Radiated Tortoise (Astrochelys radiata)

Radiated Tortoise

Description of Radiated Tortoises

Widely considered one of the most beautiful tortoises out there, the radiated tortoise is a relatively large reptile that can grow up to about 16 inches in length and 35 pounds in height. They’ve got your standard, recognizable tortoise shape complete with a stubby head and large, blunt, elephant-like feet. But for a big black patch on the top of their head (which almost looks like Elvis Presley’s hair if you’re creative), their head, feet and legs are a golden shade of yellow. Their beauty makes them a popular pick among pet owners.

Radiated Tortoise

Radiated Tortoise Habitat

Radiated tortoises naturally live almost exclusively in the southern part of the island of Madagascar, where they stick to dry woodlands, forests and brush.
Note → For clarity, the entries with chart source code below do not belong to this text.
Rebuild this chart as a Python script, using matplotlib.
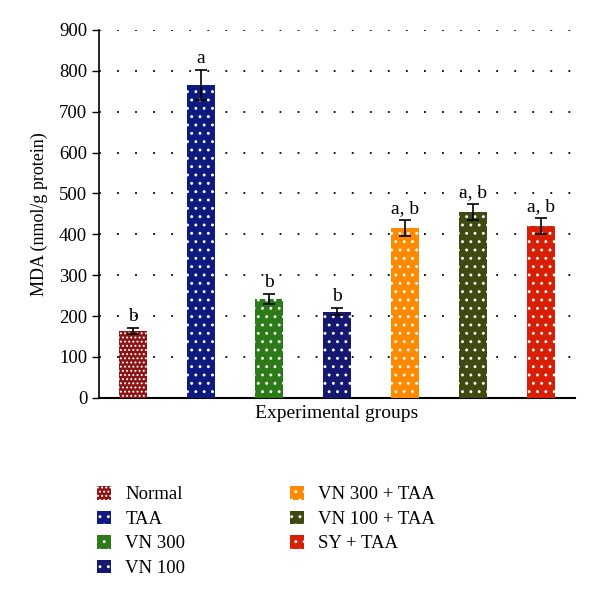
import matplotlib
matplotlib.use("Agg")
import matplotlib.pyplot as plt
import numpy as np

groups = ["Normal", "TAA", "VN 300", "VN 100", "VN 300 + TAA", "VN 100 + TAA", "SY + TAA"]
values = [163, 765, 242, 211, 415, 455, 420]
errors = [8, 37, 12, 9, 20, 20, 20]
letters = ["b", "a", "b", "b", "a, b", "a, b", "a, b"]
colors = ["#8E1212", "#0E1A80", "#2C7A18", "#151870", "#FF8A00", "#3E4A12", "#D91E06"]
hatches = ["....", "..", "..", "..", "..", "..", ".."]
yticks = [0, 100, 200, 300, 400, 500, 600, 700, 800, 900]

plt.rcParams['font.family'] = ['Liberation Serif', 'DejaVu Serif']
plt.rcParams['hatch.linewidth'] = 0.9

fig = plt.figure(figsize=(6, 6), dpi=100)
ax = fig.add_axes([0.165, 0.337, 0.793, 0.613])

x = np.arange(len(groups))
for i in range(len(groups)):
    ax.bar(x[i], values[i], width=0.41, color=colors[i], edgecolor="white",
           linewidth=0, hatch=hatches[i], label=groups[i], zorder=3)
    ax.errorbar(x[i], values[i], yerr=errors[i], fmt="none", ecolor="black",
                elinewidth=1.2, capsize=4, capthick=1.2, zorder=4)
    ax.text(x[i], values[i] + errors[i] + 7, letters[i], ha="center", va="bottom",
            fontsize=14, zorder=5)

ax.set_xlim(-0.5, 6.5)
ax.set_ylim(0, 900)
ax.set_yticks(yticks)
ax.set_xticks([])
ax.tick_params(axis="y", direction="out", length=5, width=1, labelsize=13.5)
for yv in yticks[1:]:
    ax.axhline(yv, color="black", linestyle=(0, (1, 9)), linewidth=1.3, zorder=1)
ax.spines["top"].set_visible(False)
ax.spines["right"].set_visible(False)
ax.spines["left"].set_linewidth(1.2)
ax.spines["bottom"].set_linewidth(1.5)
ax.set_ylabel("MDA (nmol/g protein)", fontsize=13, labelpad=8)
ax.set_xlabel("Experimental groups", fontsize=14, labelpad=5)

handles, labels = ax.get_legend_handles_labels()
fig.legend(handles, labels, ncol=2, loc="upper left", bbox_to_anchor=(0.162, 0.19),
           bbox_transform=fig.transFigure, borderaxespad=0, borderpad=0,
           frameon=False, fontsize=13.5, handlelength=0.75, handleheight=0.75,
           handletextpad=0.75, columnspacing=5.6, labelspacing=0.38)

fig.savefig("out.png", dpi=100)
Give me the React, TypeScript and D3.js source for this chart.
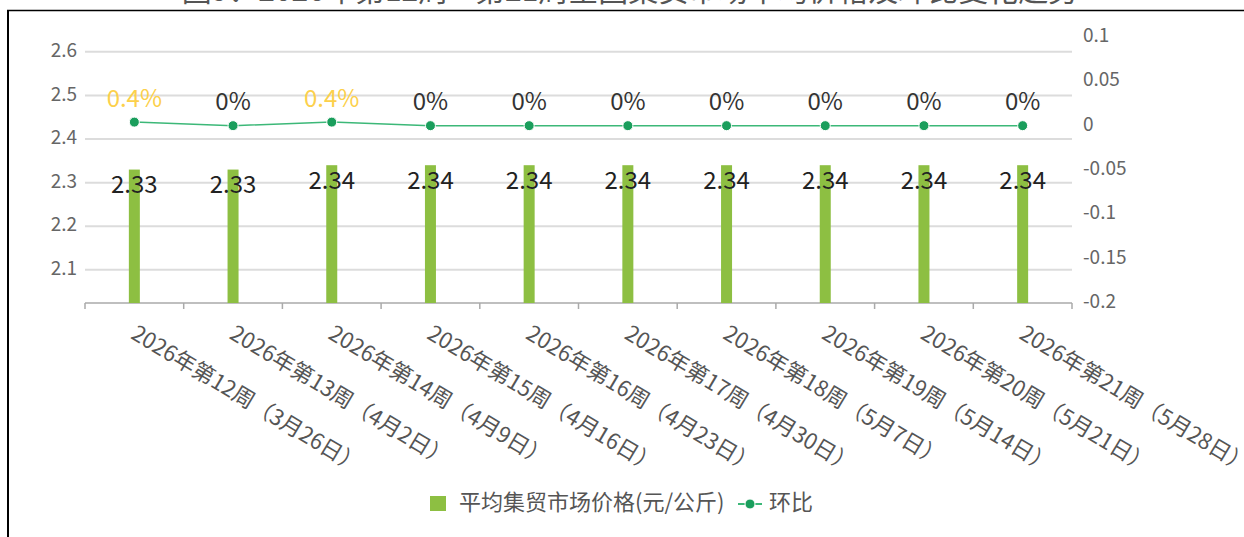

Almost the entire radiated tortoise population lives in an area of about six thousand square miles, with only small isolated populations outside this area. It is estimated that the radiated tortoise has disappeared in almost half of its historical range because of a variety of factors, including habitat loss.

They thrive in areas with lots of fresh air and natural sunlight, so they should be kept in places where they will have regular access to the outdoors.

Radiated Tortoise Diet

Like other grazing herbivores, they eat mostly plants like fruit and grasses, which make up around 85 percent of their diet. In the wild, they tend to regularly graze the same areas, keeping the plants in that area trimmed very closely, and prefer newer growth to older growth due to its nourishing, high protein content.

This means that the radiated tortoise should eat a varied diet to maintain optimum health, including flower blossoms, weeds, grasses, and greens. Commercial foods combined with carefully selected fruit can help keep your tortoise healthy and happy!

Radiated Tortoise Reproduction

These tortoises can breed when they’re about half their full size. The males, ever the charmers, nod their heads down and up to court their love interests. After mating, females will dig nests and lay about five eggs, which can incubate anywhere from four to seven months before hatching. Most radiated tortoises live about 45 years, but some have lived to be 100!

Radiated Tortoise Care

These tortoises have wonderful personalities, so they make great pets, but keep in mind their lifespan when you adopt one– they are a commitment!

Three or four hatch lings can live in a two-foot by three-foot enclosure, but an adult needs at least ten by fifteen feet (which will work well for two or three tortoises). The walls of their enclosure should be at least ten inches tall to keep them safe, and many tortoise owners find that enclosures made of wood or another softer material work better than brick or cement, which may scratch their beautiful shells.

Make sure to include a shelter that will allow them to escape poor weather conditions and to hide if they are anxious. Make sure the shelter is big enough for them to comfortably fit inside of, and that it is always warm and dry. Daytime temperatures between seventy and ninety-five are ideal, and if it gets below fifty-five degrees at night, a heat source should be provided.